Repeat the lines exactly from the line that contains "Rebuild this chart" through the line that contains "import * as echarts from 'echarts';"; leave images out and add nothing.
--- begin Data shown ---
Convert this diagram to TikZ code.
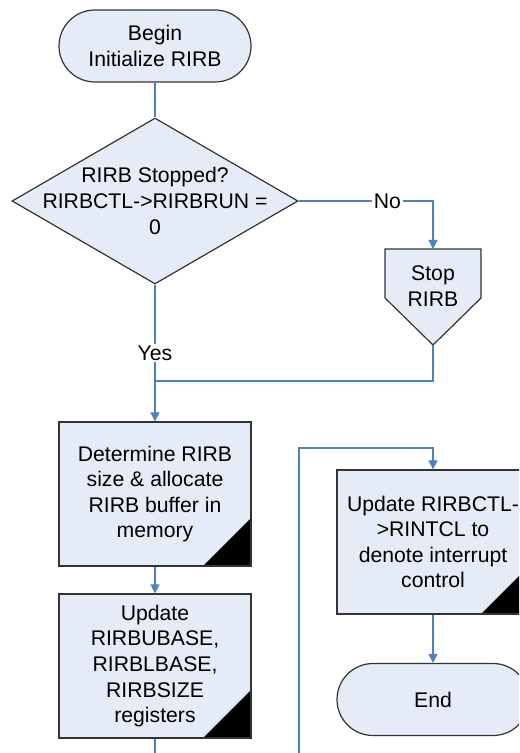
\documentclass[tikz,border=0pt]{standalone}
\usepackage{fontspec}
\setmainfont{Liberation Sans}
\usetikzlibrary{arrows.meta}
\usetikzlibrary{shapes.geometric}
\definecolor{boxfill}{RGB}{230,236,247}
\definecolor{linkblue}{RGB}{79,129,189}
\tikzset{
  term/.style={draw=black!80, fill=boxfill, rectangle, rounded corners=18pt, minimum width=96pt, minimum height=36pt, align=center, line width=0.6pt},
  proc/.style={draw=black!80, fill=boxfill, rectangle, minimum width=96pt, minimum height=72pt, inner sep=0pt, align=center, line width=0.6pt,
    path picture={\fill[black] (path picture bounding box.south east) -- ++(-24pt,0) -- ++(24pt,24pt) -- cycle;}},
  link/.style={draw=linkblue, line width=0.55pt},
  arr/.style={link, -{Triangle[length=4.5pt,width=4.5pt]}},
  lbl/.style={fill=white, inner sep=1pt}
}

\begin{document}
\begin{tikzpicture}[x=0.5pt, y=-0.5pt, font=\fontsize{10.6}{12.8}\selectfont]
\useasboundingbox (0,0) rectangle (519,753);
\clip (0,0) rectangle (519,753);
\node[term] (begin) at (155,46) {Begin\\Initialize RIRB};
\node[diamond, draw=black!80, fill=boxfill, line width=0.6pt, minimum width=143pt, minimum height=83pt, inner sep=0pt] (stopq) at (155,201) {};
\node[align=center] (stopqtext) at (stopq) {RIRB Stopped?\\RIRBCTL->RIRBRUN =\\0};
\coordinate (stoptop) at (433,249);
\coordinate (stopbot) at (433,345);
\draw[draw=black!80, fill=boxfill, line width=0.6pt] (385,249) -- (481,249) -- (481,298) -- (stopbot) -- (385,298) -- cycle;
\node[align=center] (stop) at (433,286) {Stop\\RIRB};
\coordinate (merge) at (155,381);
\node[proc] (det) at (155,494) {Determine RIRB\\size \& allocate\\RIRB buffer in\\memory};
\node[proc] (upd) at (155,666) {Update\\RIRBUBASE,\\RIRBLBASE,\\RIRBSIZE\\registers};
\node[proc] (ctl) at (433,542) {Update RIRBCTL-\\>RINTCL to\\denote interrupt\\control};
\node[term] (finish) at (433,699.5) {End};
\coordinate (updout) at (155,765);
\coordinate (loopin) at (299,765);
\coordinate (loopbend) at (299,448);
\draw[link] (begin) -- (stopq.north);
\draw[arr] (stopq.east) -| node[lbl, pos=0.33] {No} (stoptop);
\draw[arr] (stopq.south) -- node[lbl] {Yes} (det.north);
\draw[link] (stopbot) |- (merge);
\draw[arr] (det) -- (upd);
\draw[link] (upd) -- (updout);
\draw[arr] (loopin) -- (loopbend) -| (ctl.north);
\draw[arr] (ctl) -- (finish);
\end{tikzpicture}
\end{document}
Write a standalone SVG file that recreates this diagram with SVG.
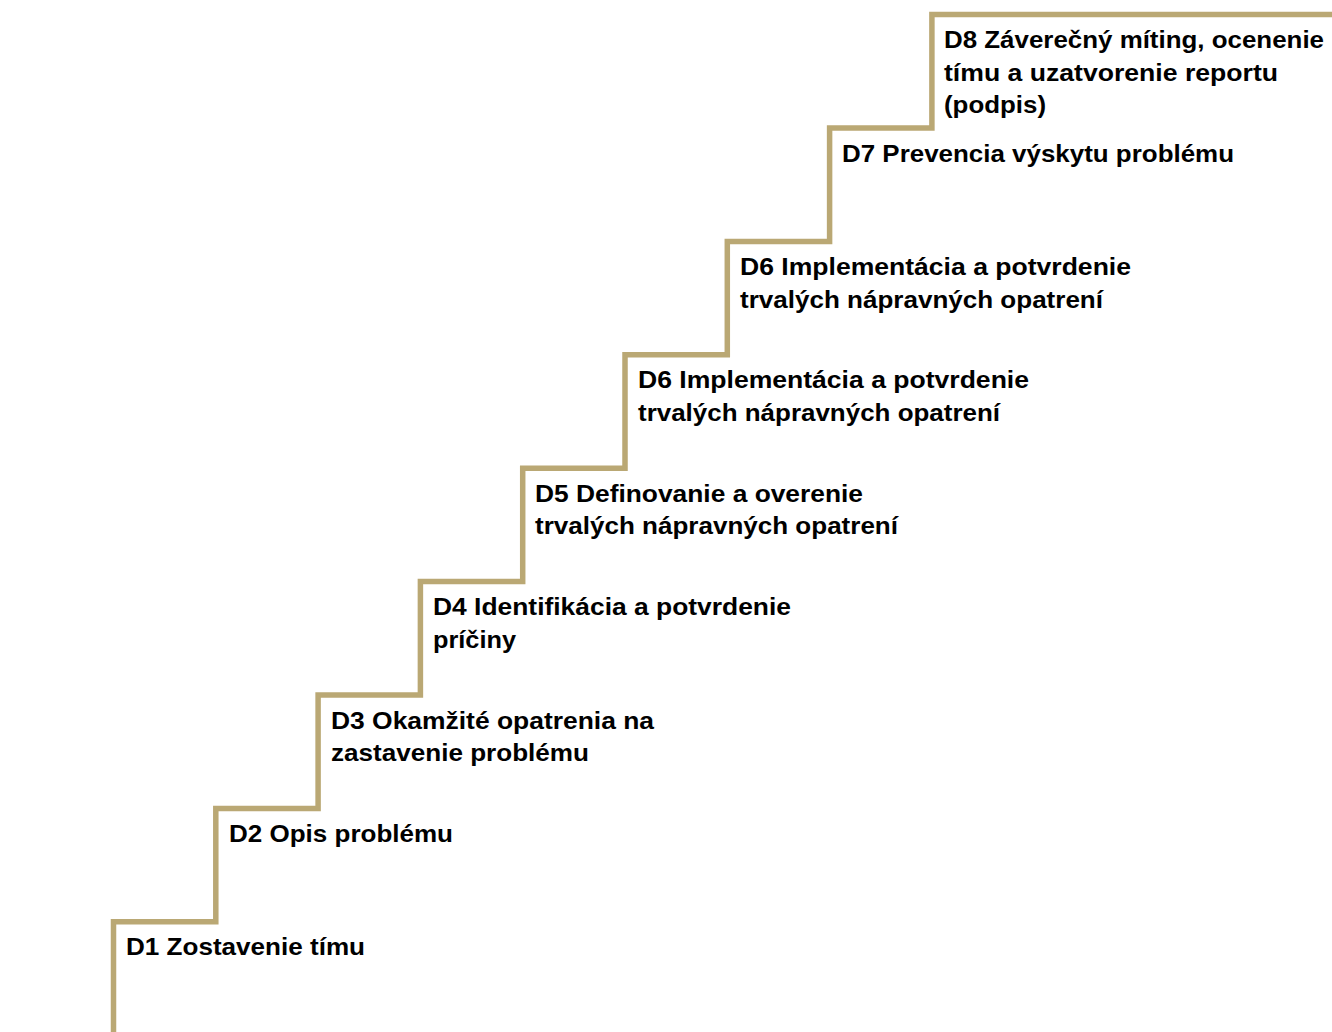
<svg xmlns="http://www.w3.org/2000/svg" width="1332" height="1032" viewBox="0 0 1332 1032">
<style>
.t{font-family:"Liberation Sans",Arial,sans-serif;font-weight:bold;font-size:24px;fill:#000}
.stair{fill:none;stroke:#BAA874;stroke-width:5.5;stroke-linejoin:miter}
</style>
<rect width="1332" height="1032" fill="#fff"/>
<g id="connectors">
<path class="stair" d="M113.5,1032 V921.8 H215.8 V808.4 H318.1 V695 H420.4 V581.6 H522.7 V468.2 H625 V354.8 H727.3 V241.4 H829.6 V128 H931.9 V14.6 H1332"/>
</g>
<g id="d1"><text class="t" x="126" y="955" textLength="239" lengthAdjust="spacingAndGlyphs">D1 Zostavenie tímu</text></g>
<g id="d2"><text class="t" x="229" y="842" textLength="224" lengthAdjust="spacingAndGlyphs">D2 Opis problému</text></g>
<g id="d3"><text class="t" x="331" y="728.5" textLength="323" lengthAdjust="spacingAndGlyphs">D3 Okamžité opatrenia na</text>
<text class="t" x="331" y="761" textLength="258" lengthAdjust="spacingAndGlyphs">zastavenie problému</text></g>
<g id="d4"><text class="t" x="433" y="615" textLength="358" lengthAdjust="spacingAndGlyphs">D4 Identifikácia a potvrdenie</text>
<text class="t" x="433" y="647.5" textLength="83" lengthAdjust="spacingAndGlyphs">príčiny</text></g>
<g id="d5"><text class="t" x="535" y="501.7" textLength="328" lengthAdjust="spacingAndGlyphs">D5 Definovanie a overenie</text>
<text class="t" x="535" y="534" textLength="363" lengthAdjust="spacingAndGlyphs">trvalých nápravných opatrení</text></g>
<g id="d6b"><text class="t" x="638" y="388.3" textLength="391" lengthAdjust="spacingAndGlyphs">D6 Implementácia a potvrdenie</text>
<text class="t" x="638" y="420.7" textLength="362" lengthAdjust="spacingAndGlyphs">trvalých nápravných opatrení</text></g>
<g id="d6a"><text class="t" x="740" y="275" textLength="391" lengthAdjust="spacingAndGlyphs">D6 Implementácia a potvrdenie</text>
<text class="t" x="740" y="307.5" textLength="363" lengthAdjust="spacingAndGlyphs">trvalých nápravných opatrení</text></g>
<g id="d7"><text class="t" x="842" y="162" textLength="392" lengthAdjust="spacingAndGlyphs">D7 Prevencia výskytu problému</text></g>
<g id="d8"><text class="t" x="944" y="48.3" textLength="380" lengthAdjust="spacingAndGlyphs">D8 Záverečný míting, ocenenie</text>
<text class="t" x="944" y="80.8" textLength="334" lengthAdjust="spacingAndGlyphs">tímu a uzatvorenie reportu</text>
<text class="t" x="944" y="113.3" textLength="102" lengthAdjust="spacingAndGlyphs">(podpis)</text></g>
</svg>
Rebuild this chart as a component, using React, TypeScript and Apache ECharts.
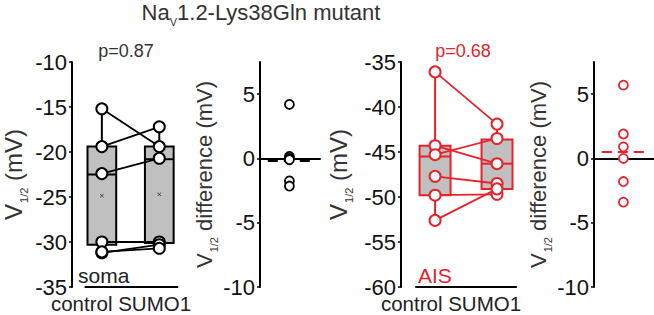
import React, { useEffect, useRef } from 'react';
import * as echarts from 'echarts';

// ---- data ----
const groupX = [1, 2]; // control, SUMO1
const somaControl = [-15.2, -19.4, -22.4, -30.0, -31.2, -31.1];
const somaSumo = [-19.4, -17.2, -20.7, -30.0, -30.3, -30.7];
// box rows: [x, lower quartile, median, upper quartile, min, max]
const somaBoxes = [
  [1, -30.3, -22.5, -19.4, -31.2, -15.2],
  [2, -30.1, -20.8, -19.4, -30.7, -17.2],
];
const somaMeans = [-24.85, -24.7];
const somaDiff = [4.2, 0.15, 0.0, -0.1, -1.75, -2.15];
const somaDiffMean = -0.15;

const aisControl = [-36.1, -44.3, -45.3, -47.7, -49.8, -52.6];
const aisSumo = [-41.9, -46.3, -43.5, -48.5, -49.7, -49.1];
const aisBoxes = [
  [1, -49.8, -45.5, -44.3, -52.6, -36.1],
  [2, -49.1, -46.3, -43.6, -49.7, -41.9],
];
const aisDiff = [5.7, 1.9, 0.9, 0.0, -1.8, -3.4];
const aisDiffMean = 0.55;

const somaTicks = [-35, -30, -25, -20, -15, -10];
const aisTicks = [-60, -55, -50, -45, -40, -35];
const diffTicks = [-10, -5, 0, 5];
const pValues = ['p=0.87', 'p=0.68'];
const groupLabel = 'control SUMO1';
const regionLabels = ['soma', 'AIS'];

const FONT = '"Liberation Sans", Arial, Helvetica, sans-serif';
const RED = '#e5232b';
const GRAY = '#c0c0c0';

function nameRich(size: number) {
  return {
    m: { fontSize: size, lineHeight: size + 4, verticalAlign: 'top', color: '#333', fontFamily: FONT },
    s: { fontSize: 11, lineHeight: 12, verticalAlign: 'top', padding: [Math.round(size * 0.7), 0, 0, 1], color: '#333', fontFamily: FONT },
  };
}

function yAxis(gridIndex: number, min: number, max: number, ticks: number[], name: string, gap: number, nameSize: number) {
  return {
    type: 'value',
    gridIndex,
    min,
    max,
    interval: 5,
    name,
    nameLocation: 'middle',
    nameRotate: 90,
    nameGap: gap,
    nameTextStyle: { rich: nameRich(nameSize) },
    axisLine: { show: true, lineStyle: { color: '#000', width: 2 } },
    axisTick: { show: true, length: 3, customValues: ticks, lineStyle: { color: '#000', width: 1.5 } },
    axisLabel: { fontSize: 22, lineHeight: 18, color: '#111', margin: 5, fontFamily: FONT, customValues: ticks },
    splitLine: { show: false },
  };
}

function boxRender(color: string) {
  return (params: any, api: any) => {
    const x = api.value(0);
    const lo = api.coord([x, api.value(1)]);
    const med = api.coord([x, api.value(2)]);
    const hi = api.coord([x, api.value(3)]);
    const mn = api.coord([x, api.value(4)]);
    const mx = api.coord([x, api.value(5)]);
    const hw = api.size([0.25, 0])[0];
    const cx = lo[0];
    const st = { stroke: color, lineWidth: 2 };
    return {
      type: 'group',
      children: [
        { type: 'line', shape: { x1: cx, y1: mn[1], x2: cx, y2: lo[1] }, style: st },
        { type: 'line', shape: { x1: cx, y1: hi[1], x2: cx, y2: mx[1] }, style: st },
        { type: 'rect', shape: { x: cx - hw, y: hi[1], width: hw * 2, height: lo[1] - hi[1] }, style: { fill: GRAY, stroke: color, lineWidth: 2 } },
        { type: 'line', shape: { x1: cx - hw, y1: med[1], x2: cx + hw, y2: med[1] }, style: st },
      ],
    };
  };
}

function pairRender(color: string) {
  return (params: any, api: any) => {
    const a = api.coord([groupX[0], api.value(0)]);
    const b = api.coord([groupX[1], api.value(1)]);
    return { type: 'line', shape: { x1: a[0], y1: a[1], x2: b[0], y2: b[1] }, style: { stroke: color, lineWidth: 1.8 } };
  };
}

function pairedSeries(idx: number, ctrl: number[], sumo: number[], boxes: number[][], color: string, baseY: number, lineFrom: number, lineTo: number) {
  const pts = [...ctrl.map((v) => [groupX[0], v]), ...sumo.map((v) => [groupX[1], v])];
  return [
    {
      type: 'custom', xAxisIndex: idx, yAxisIndex: idx, z: 2, silent: true,
      renderItem: boxRender(color), data: boxes,
    },
    {
      type: 'custom', xAxisIndex: idx, yAxisIndex: idx, z: 3, silent: true,
      renderItem: pairRender(color), data: ctrl.map((v, i) => [v, sumo[i]]),
    },
    {
      type: 'scatter', xAxisIndex: idx, yAxisIndex: idx, z: 4, silent: true,
      symbol: 'circle', symbolSize: 11,
      itemStyle: { color: '#fff', borderColor: color, borderWidth: 2, opacity: 1 },
      data: pts,
      markLine: {
        silent: true, symbol: 'none', label: { show: false },
        lineStyle: { color: '#000', width: 2, type: 'solid' },
        data: [[{ coord: [lineFrom, baseY] }, { coord: [lineTo, baseY] }]],
      },
    },
  ];
}

function diffSeries(idx: number, vals: number[], mean: number, color: string) {
  return {
    type: 'scatter', xAxisIndex: idx, yAxisIndex: idx, z: 4, silent: true,
    symbol: 'circle', symbolSize: 9,
    itemStyle: { color: '#fff', borderColor: color, borderWidth: 1.8, opacity: 1 },
    data: vals.map((v) => [0.49, v]),
    markLine: {
      silent: true, symbol: 'none', label: { show: false }, z: 3,
      lineStyle: { color, width: color === '#000' ? 3 : 2, type: [10, 6] },
      data: [[{ coord: [0.13, mean] }, { coord: [0.83, mean] }]],
    },
  };
}

export default function App() {
  const ref = useRef<HTMLDivElement>(null);
  useEffect(() => {
    if (!ref.current) return;
    const chart = echarts.init(ref.current, undefined, { renderer: 'svg' });
    const top = 62;
    const height = 225;
    const yName = '{m|V}{s|1/2}{m| (mV)}';
    const dName = '{m|V}{s|1/2}{m| difference (mV)}';
    const hiddenX = (gridIndex: number, min: number, max: number) => ({
      type: 'value', gridIndex, min, max, show: false,
    });
    const diffX = (gridIndex: number) => ({
      type: 'value', gridIndex, min: 0, max: 1,
      axisLine: { show: true, onZero: true, lineStyle: { color: '#000', width: 2 } },
      axisTick: { show: false }, axisLabel: { show: false }, splitLine: { show: false },
    });
    const option: any = {
      animation: false,
      textStyle: { fontFamily: FONT },
      grid: [
        { left: 63, top, width: 125, height },
        { left: 260, top, width: 60, height },
        { left: 401, top, width: 127, height },
        { left: 594, top, width: 60, height },
      ],
      xAxis: [hiddenX(0, 0.48, 2.5), diffX(1), hiddenX(2, 0.45, 2.5), diffX(3)],
      yAxis: [
        yAxis(0, -35, -10, somaTicks, yName, 43, 24),
        yAxis(1, -10, 7.5, diffTicks, dName, 34, 22),
        yAxis(2, -60, -35, aisTicks, yName, 47, 24),
        yAxis(3, -10, 7.5, diffTicks, dName, 35, 22),
      ],
      series: [
        ...pairedSeries(0, somaControl, somaSumo, somaBoxes, '#000', -35, 0.7, 2.33),
        {
          type: 'scatter', xAxisIndex: 0, yAxisIndex: 0, z: 5, silent: true,
          symbol: 'path://M0,1L1,0L5,4L9,0L10,1L6,5L10,9L9,10L5,6L1,10L0,9L4,5Z',
          symbolSize: 4, itemStyle: { color: '#000' },
          data: somaMeans.map((v, i) => [groupX[i], v]),
        },
        diffSeries(1, somaDiff, somaDiffMean, '#000'),
        ...pairedSeries(2, aisControl, aisSumo, aisBoxes, RED, -60, 0.68, 2.32),
        diffSeries(3, aisDiff, aisDiffMean, RED),
      ],
      graphic: [
        {
          type: 'text', x: 261, y: 14, silent: true,
          style: {
            text: '{a|Na}{s|V}{a|1.2-Lys38Gln mutant}',
            align: 'center', verticalAlign: 'middle',
            rich: {
              a: { fontSize: 22, lineHeight: 26, verticalAlign: 'top', fill: '#333', fontFamily: FONT },
              s: { fontSize: 11, lineHeight: 12, verticalAlign: 'top', padding: [15, 0, 0, 0], fill: '#333', fontFamily: FONT },
            },
          },
        },
        { type: 'text', x: 126, y: 51, silent: true, style: { text: pValues[0], align: 'center', verticalAlign: 'middle', fontSize: 18, fill: '#333', fontFamily: FONT } },
        { type: 'text', x: 463, y: 51, silent: true, style: { text: pValues[1], align: 'center', verticalAlign: 'middle', fontSize: 18, fill: RED, fontFamily: FONT } },
        { type: 'text', x: 78, y: 275, silent: true, style: { text: regionLabels[0], align: 'left', verticalAlign: 'middle', fontSize: 21, fill: '#222', fontFamily: FONT } },
        { type: 'text', x: 418, y: 275, silent: true, style: { text: regionLabels[1], align: 'left', verticalAlign: 'middle', fontSize: 21, fill: RED, fontFamily: FONT } },
        { type: 'text', x: 121, y: 303.5, silent: true, style: { text: groupLabel, align: 'center', verticalAlign: 'middle', fontSize: 20.5, fill: '#222', fontFamily: FONT } },
        { type: 'text', x: 451, y: 303.5, silent: true, style: { text: groupLabel, align: 'center', verticalAlign: 'middle', fontSize: 20.5, fill: '#222', fontFamily: FONT } },
      ],
    };
    chart.setOption(option);
    return () => chart.dispose();
  }, []);
  return <div ref={ref} style={{ position: 'fixed', left: 0, top: 0, width: 654, height: 315, background: '#fff' }} />;
}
--- end Data shown ---
*Answer for this exercise*.
Rebuild this chart as a component, using React, TypeScript and Apache ECharts.
import React, { useEffect, useRef } from 'react';
import * as echarts from 'echarts';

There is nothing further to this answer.